Set exercise
Return verbatim all lines from the first one in the records to the line with "import seaborn as sns", both ends kept.
========================================
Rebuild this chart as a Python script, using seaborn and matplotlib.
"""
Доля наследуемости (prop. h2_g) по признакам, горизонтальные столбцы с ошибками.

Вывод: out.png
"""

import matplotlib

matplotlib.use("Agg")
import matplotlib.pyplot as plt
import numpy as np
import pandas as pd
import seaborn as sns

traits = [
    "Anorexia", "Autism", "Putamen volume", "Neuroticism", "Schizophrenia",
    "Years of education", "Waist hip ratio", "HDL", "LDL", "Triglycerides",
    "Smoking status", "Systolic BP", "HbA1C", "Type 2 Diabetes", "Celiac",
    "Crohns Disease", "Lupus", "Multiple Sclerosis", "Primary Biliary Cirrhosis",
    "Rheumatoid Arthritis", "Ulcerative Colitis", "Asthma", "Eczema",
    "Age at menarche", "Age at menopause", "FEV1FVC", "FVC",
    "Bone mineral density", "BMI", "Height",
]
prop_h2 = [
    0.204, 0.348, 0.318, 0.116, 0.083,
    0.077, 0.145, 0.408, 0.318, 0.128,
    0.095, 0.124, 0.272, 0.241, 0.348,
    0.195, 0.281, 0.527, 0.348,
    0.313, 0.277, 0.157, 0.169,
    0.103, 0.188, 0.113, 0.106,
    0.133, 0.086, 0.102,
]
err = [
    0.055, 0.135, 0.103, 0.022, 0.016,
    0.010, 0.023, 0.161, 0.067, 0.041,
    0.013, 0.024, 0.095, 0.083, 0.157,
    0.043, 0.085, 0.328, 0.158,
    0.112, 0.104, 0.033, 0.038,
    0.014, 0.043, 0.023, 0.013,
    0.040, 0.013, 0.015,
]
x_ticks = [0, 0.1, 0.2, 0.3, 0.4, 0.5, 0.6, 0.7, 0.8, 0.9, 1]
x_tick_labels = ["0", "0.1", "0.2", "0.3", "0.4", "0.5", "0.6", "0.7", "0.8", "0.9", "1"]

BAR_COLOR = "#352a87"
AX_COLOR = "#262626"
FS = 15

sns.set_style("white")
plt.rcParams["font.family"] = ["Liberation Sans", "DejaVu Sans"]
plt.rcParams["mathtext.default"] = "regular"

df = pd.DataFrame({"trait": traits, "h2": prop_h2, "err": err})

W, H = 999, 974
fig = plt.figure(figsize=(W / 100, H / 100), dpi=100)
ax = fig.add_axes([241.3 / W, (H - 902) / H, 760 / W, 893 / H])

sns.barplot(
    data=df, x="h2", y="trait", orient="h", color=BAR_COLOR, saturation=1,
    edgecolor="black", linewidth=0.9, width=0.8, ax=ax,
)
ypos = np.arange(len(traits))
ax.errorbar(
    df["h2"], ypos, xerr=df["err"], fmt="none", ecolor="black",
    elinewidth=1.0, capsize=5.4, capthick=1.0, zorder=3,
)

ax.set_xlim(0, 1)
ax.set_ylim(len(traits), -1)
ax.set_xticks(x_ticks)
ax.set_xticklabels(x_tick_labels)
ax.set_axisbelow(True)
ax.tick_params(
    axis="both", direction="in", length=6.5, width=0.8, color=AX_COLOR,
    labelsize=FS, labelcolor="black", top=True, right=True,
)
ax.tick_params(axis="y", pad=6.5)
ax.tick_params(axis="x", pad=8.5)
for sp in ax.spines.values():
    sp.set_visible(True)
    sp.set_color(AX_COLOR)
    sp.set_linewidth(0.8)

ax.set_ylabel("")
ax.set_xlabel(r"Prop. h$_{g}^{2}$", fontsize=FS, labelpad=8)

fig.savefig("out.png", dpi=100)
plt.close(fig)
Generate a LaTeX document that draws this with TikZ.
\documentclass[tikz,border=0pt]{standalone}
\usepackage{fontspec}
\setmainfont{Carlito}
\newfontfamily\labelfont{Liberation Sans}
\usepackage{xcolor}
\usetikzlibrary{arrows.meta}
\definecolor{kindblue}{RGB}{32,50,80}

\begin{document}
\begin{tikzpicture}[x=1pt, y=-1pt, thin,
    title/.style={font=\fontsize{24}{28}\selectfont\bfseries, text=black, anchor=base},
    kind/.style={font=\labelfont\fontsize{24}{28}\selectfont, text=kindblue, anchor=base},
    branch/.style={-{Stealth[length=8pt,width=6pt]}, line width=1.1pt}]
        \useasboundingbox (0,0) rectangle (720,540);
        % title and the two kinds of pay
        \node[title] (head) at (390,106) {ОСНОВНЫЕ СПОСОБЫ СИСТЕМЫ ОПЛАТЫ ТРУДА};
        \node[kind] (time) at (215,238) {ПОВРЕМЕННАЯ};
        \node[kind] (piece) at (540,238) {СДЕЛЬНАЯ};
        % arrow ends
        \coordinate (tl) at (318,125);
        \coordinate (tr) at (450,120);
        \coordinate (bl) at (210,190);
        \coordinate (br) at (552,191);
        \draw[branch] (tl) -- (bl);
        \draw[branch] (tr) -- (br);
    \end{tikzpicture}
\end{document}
========================================
Output for this exercise
Rebuild this chart as a Python script, using seaborn and matplotlib.
"""
Доля наследуемости (prop. h2_g) по признакам, горизонтальные столбцы с ошибками.

Вывод: out.png
"""

import matplotlib

matplotlib.use("Agg")
import matplotlib.pyplot as plt
import numpy as np
import pandas as pd
import seaborn as sns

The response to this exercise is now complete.